**INSTRUCTIONS TO FOLLOW**
Show every line in the entries below where the word "this" appears.

**DATASET**
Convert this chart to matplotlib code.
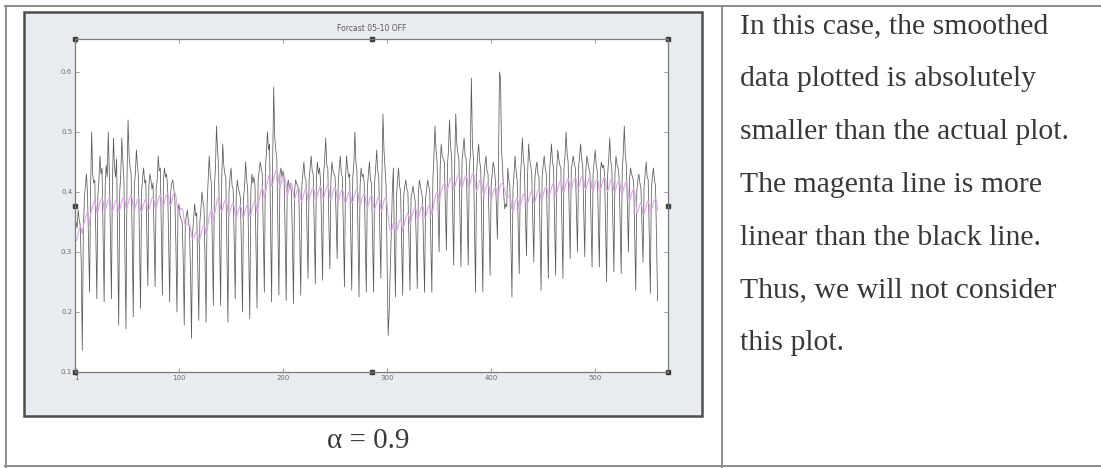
import numpy as np
import matplotlib.pyplot as plt
from matplotlib.patches import Rectangle
from matplotlib.lines import Line2D

W, H = 1101, 468

# daily values (Mon..Sun), one row per week, in thousandths
actual_weeks = [
    [350, 340, 370, 355, 345, 280, 136],
    [330, 390, 410, 430, 400, 320, 233],
    [405, 500, 430, 415, 420, 330, 222],
    [395, 420, 460, 430, 440, 325, 217],
    [410, 445, 425, 500, 430, 335, 222],
    [420, 490, 440, 425, 455, 310, 178],
    [400, 430, 490, 450, 420, 300, 172],
    [425, 520, 460, 440, 430, 320, 192],
    [410, 430, 470, 445, 425, 315, 206],
    [400, 425, 440, 415, 420, 330, 244],
    [410, 430, 420, 405, 415, 325, 242],
    [405, 420, 460, 435, 440, 330, 228],
    [420, 440, 425, 430, 410, 320, 217],
    [400, 415, 420, 405, 390, 310, 200],
    [370, 380, 360, 355, 350, 290, 178],
    [345, 360, 370, 350, 340, 270, 156],
    [330, 355, 380, 360, 365, 280, 186],
    [350, 370, 400, 385, 375, 285, 183],
    [380, 420, 460, 430, 415, 310, 211],
    [410, 440, 510, 470, 445, 320, 211],
    [420, 480, 445, 430, 425, 305, 183],
    [400, 425, 440, 410, 405, 320, 222],
    [395, 420, 405, 400, 390, 305, 200],
    [390, 410, 450, 420, 405, 300, 189],
    [400, 430, 415, 425, 410, 310, 206],
    [420, 435, 450, 440, 430, 335, 233],
    [440, 465, 500, 470, 480, 340, 217],
    [450, 575, 490, 470, 455, 345, 228],
    [430, 440, 425, 435, 420, 330, 219],
    [410, 420, 405, 415, 400, 320, 214],
    [400, 420, 415, 410, 405, 325, 228],
    [410, 430, 450, 425, 420, 340, 256],
    [420, 440, 460, 435, 430, 340, 247],
    [425, 450, 430, 440, 420, 345, 253],
    [430, 455, 490, 445, 440, 350, 272],
    [420, 450, 435, 430, 425, 355, 289],
    [415, 440, 460, 430, 425, 335, 242],
    [420, 460, 440, 425, 430, 330, 236],
    [425, 445, 500, 450, 435, 330, 225],
    [410, 440, 425, 430, 415, 325, 233],
    [405, 430, 450, 420, 415, 325, 233],
    [415, 440, 470, 435, 425, 335, 256],
    [420, 530, 470, 440, 410, 290, 161],
    [200, 270, 330, 400, 440, 320, 225],
    [390, 420, 440, 410, 400, 315, 228],
    [395, 410, 420, 405, 400, 320, 236],
    [390, 400, 410, 395, 385, 320, 239],
    [395, 420, 410, 400, 390, 315, 233],
    [390, 405, 420, 410, 400, 320, 233],
    [420, 460, 510, 470, 450, 370, 300],
    [440, 480, 460, 455, 450, 380, 303],
    [445, 470, 520, 475, 460, 370, 278],
    [450, 530, 480, 465, 455, 365, 275],
    [450, 470, 490, 460, 455, 370, 278],
    [440, 460, 590, 480, 455, 345, 233],
    [430, 460, 480, 450, 440, 340, 233],
    [420, 445, 460, 435, 430, 350, 261],
    [410, 430, 450, 440, 420, 380, 322],
    [430, 600, 590, 470, 440, 400, 372],
    [380, 375, 440, 420, 410, 320, 225],
    [405, 430, 460, 435, 420, 340, 264],
    [420, 450, 490, 455, 440, 360, 294],
    [425, 480, 455, 445, 430, 355, 283],
    [420, 440, 450, 430, 425, 335, 236],
    [425, 445, 460, 440, 430, 345, 256],
    [430, 455, 480, 450, 440, 350, 261],
    [435, 470, 455, 445, 440, 350, 256],
    [440, 460, 500, 465, 450, 365, 289],
    [435, 450, 460, 445, 440, 370, 300],
    [440, 460, 480, 455, 445, 365, 292],
    [435, 460, 450, 440, 430, 355, 275],
    [430, 450, 470, 445, 435, 355, 275],
    [435, 450, 440, 445, 430, 345, 250],
    [430, 455, 490, 450, 440, 350, 267],
    [430, 460, 445, 440, 425, 350, 264],
    [435, 465, 510, 460, 445, 370, 300],
    [420, 440, 430, 425, 415, 330, 236],
    [400, 420, 430, 415, 405, 345, 283],
    [410, 430, 450, 425, 420, 330, 231],
    [405, 425, 440, 420, 410, 320, 219],
]

smoothed_weeks = [
    [318, 322, 330, 338, 342, 340, 330],
    [343, 350, 357, 362, 365, 359, 345],
    [363, 370, 377, 382, 385, 379, 365],
    [368, 375, 382, 387, 390, 384, 370],
    [368, 375, 382, 387, 390, 384, 370],
    [366, 373, 380, 385, 388, 382, 368],
    [370, 377, 384, 389, 392, 386, 372],
    [373, 380, 387, 392, 395, 389, 375],
    [368, 375, 382, 387, 390, 384, 370],
    [366, 373, 380, 385, 388, 382, 368],
    [370, 377, 384, 389, 392, 386, 372],
    [373, 380, 387, 392, 395, 389, 375],
    [376, 383, 390, 395, 398, 392, 378],
    [378, 385, 392, 397, 400, 394, 380],
    [365, 368, 370, 372, 373, 366, 352],
    [345, 346, 347, 348, 347, 340, 328],
    [322, 324, 328, 332, 335, 328, 316],
    [322, 328, 336, 342, 345, 340, 328],
    [340, 348, 358, 366, 370, 364, 352],
    [362, 370, 380, 388, 392, 386, 372],
    [366, 373, 380, 385, 388, 382, 368],
    [360, 367, 374, 379, 382, 376, 362],
    [356, 363, 370, 375, 378, 372, 358],
    [358, 365, 372, 377, 380, 374, 360],
    [363, 370, 377, 382, 385, 379, 365],
    [375, 385, 395, 403, 408, 402, 390],
    [398, 408, 418, 426, 430, 424, 410],
    [412, 422, 430, 435, 437, 430, 416],
    [406, 413, 420, 425, 428, 422, 408],
    [393, 400, 407, 412, 415, 409, 395],
    [386, 393, 400, 405, 408, 402, 388],
    [383, 390, 397, 402, 405, 399, 385],
    [386, 393, 400, 405, 408, 402, 388],
    [388, 395, 402, 407, 410, 404, 390],
    [390, 397, 404, 409, 412, 406, 392],
    [386, 393, 400, 405, 408, 402, 388],
    [383, 390, 397, 402, 405, 399, 385],
    [380, 387, 394, 399, 402, 396, 382],
    [383, 390, 397, 402, 405, 399, 385],
    [376, 383, 390, 395, 398, 392, 378],
    [373, 380, 387, 392, 395, 389, 375],
    [370, 377, 384, 389, 392, 386, 372],
    [368, 378, 386, 390, 390, 380, 360],
    [344, 337, 335, 340, 348, 345, 335],
    [333, 340, 347, 352, 355, 349, 335],
    [343, 350, 357, 362, 365, 359, 345],
    [353, 360, 367, 372, 375, 369, 355],
    [356, 363, 370, 375, 378, 372, 358],
    [358, 365, 372, 377, 380, 374, 362],
    [370, 380, 390, 397, 400, 395, 385],
    [393, 400, 407, 412, 415, 411, 400],
    [403, 410, 417, 422, 425, 419, 405],
    [408, 415, 422, 427, 430, 424, 410],
    [406, 413, 420, 425, 428, 422, 408],
    [408, 415, 425, 430, 432, 425, 410],
    [400, 407, 414, 419, 422, 416, 402],
    [393, 400, 407, 412, 415, 409, 395],
    [386, 393, 400, 405, 408, 404, 396],
    [394, 405, 412, 414, 414, 410, 404],
    [396, 392, 392, 393, 394, 386, 372],
    [368, 375, 382, 387, 390, 384, 370],
    [376, 383, 390, 395, 398, 392, 378],
    [380, 387, 394, 399, 402, 396, 382],
    [383, 390, 397, 402, 405, 399, 385],
    [388, 395, 402, 407, 410, 404, 390],
    [393, 400, 407, 412, 415, 409, 395],
    [398, 405, 412, 417, 420, 414, 400],
    [400, 407, 414, 419, 422, 416, 402],
    [403, 410, 417, 422, 425, 419, 405],
    [406, 413, 420, 425, 428, 422, 408],
    [403, 410, 417, 422, 425, 419, 405],
    [400, 407, 414, 419, 422, 416, 402],
    [403, 410, 417, 422, 425, 419, 405],
    [400, 407, 414, 419, 422, 416, 402],
    [398, 405, 412, 417, 420, 414, 400],
    [396, 403, 410, 415, 418, 412, 398],
    [383, 390, 397, 402, 405, 399, 385],
    [365, 368, 374, 379, 382, 376, 362],
    [363, 370, 377, 382, 385, 379, 365],
    [368, 375, 382, 387, 390, 384, 370],
]

x_ticks = [1, 100, 200, 300, 400, 500]
y_ticks = [0.1, 0.2, 0.3, 0.4, 0.5, 0.6]
chart_title = 'Forcast 05-10 OFF'
caption = 'α = 0.9'
comment_lines = [
    'In this case, the smoothed',
    'data plotted is absolutely',
    'smaller than the actual plot.',
    'The magenta line is more',
    'linear than the black line.',
    'Thus, we will not consider',
    'this plot.',
]

actual = np.array(actual_weeks).ravel() / 1000
smoothed = np.array(smoothed_weeks).ravel() / 1000
days = np.arange(1, len(actual) + 1)


def fx(px):
    return px / W


def fy(py):
    return 1 - py / H


fig = plt.figure(figsize=(W / 100, H / 100), dpi=100)
fig.patch.set_facecolor('white')

# table rules of the scanned page
line_col = '#8c8c8c'
fig.add_artist(Line2D([fx(5), fx(1101)], [fy(6), fy(6)], color=line_col, lw=1.4))
fig.add_artist(Line2D([fx(6), fx(6)], [fy(6), fy(468)], color=line_col, lw=1.4))
fig.add_artist(Line2D([fx(722), fx(722)], [fy(6), fy(468)], color=line_col, lw=1.4))
fig.add_artist(Line2D([fx(5), fx(1101)], [fy(466), fy(466)], color=line_col, lw=1.4))

# grey window of the screenshot, kept behind the axes
fig.add_artist(Rectangle((fx(24), fy(416)), fx(702) - fx(24), fy(12) - fy(416),
                         facecolor='#e8ebef', edgecolor='#4d4d4d', lw=1.8, zorder=-5))

ax = fig.add_axes([fx(75), fy(372), fx(668) - fx(75), fy(39) - fy(372)])
ax.set_zorder(2)
ax.set_facecolor('white')
ax.plot(days, actual, color='#5a5a5a', lw=0.55)
ax.plot(days, smoothed, color='#dba6e6', lw=0.8)

ax.set_xlim(0, 570)
ax.set_ylim(0.1, 0.655)
ax.set_xticks(x_ticks)
ax.set_yticks(y_ticks)
ax.set_xticklabels([str(v) for v in x_ticks])
ax.set_yticklabels(['%.1f' % v for v in y_ticks])
ax.tick_params(direction='in', length=3, width=0.6, colors='#8a8a8a',
               labelsize=5, labelcolor='#6f6f6f', top=True, right=True, pad=2)
for s in ax.spines.values():
    s.set_color('#7a7a7a')
    s.set_linewidth(0.9)
ax.set_title(chart_title, fontsize=5.5, color='#5a5a5a', pad=6)

# selection handles
hx = [0, 0.5, 1, 0, 1, 0, 0.5, 1]
hy = [1, 1, 1, 0.5, 0.5, 0, 0, 0]
ax.plot(hx, hy, 's', ms=3, color='#3c3c3c', transform=ax.transAxes, clip_on=False)

fig.text(fx(368), fy(448), caption, ha='center', va='baseline',
         family='Liberation Serif', fontsize=21, color='#3a3a3a')

baselines = [33, 86, 139, 192, 245, 297, 350]
for txt, b in zip(comment_lines, baselines):
    fig.text(fx(740), fy(b), txt, ha='left', va='baseline',
             family='Liberation Serif', fontsize=21.4, color='#383838')

fig.savefig('out.png', dpi=100)
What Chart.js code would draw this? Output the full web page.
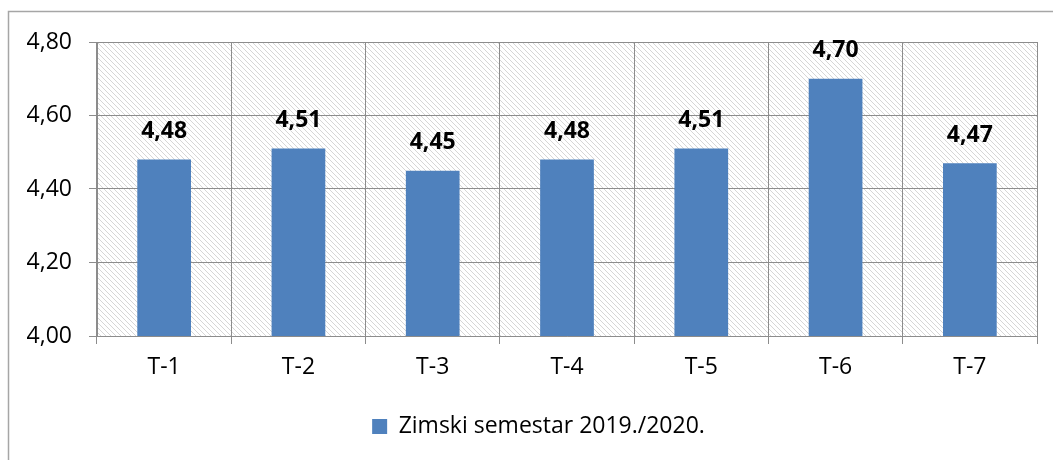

**THE ANSWER**
Convert this chart to matplotlib code.
    'In this case, the smoothed',
    'this plot.',
What Chart.js code would draw this? Output the full web page.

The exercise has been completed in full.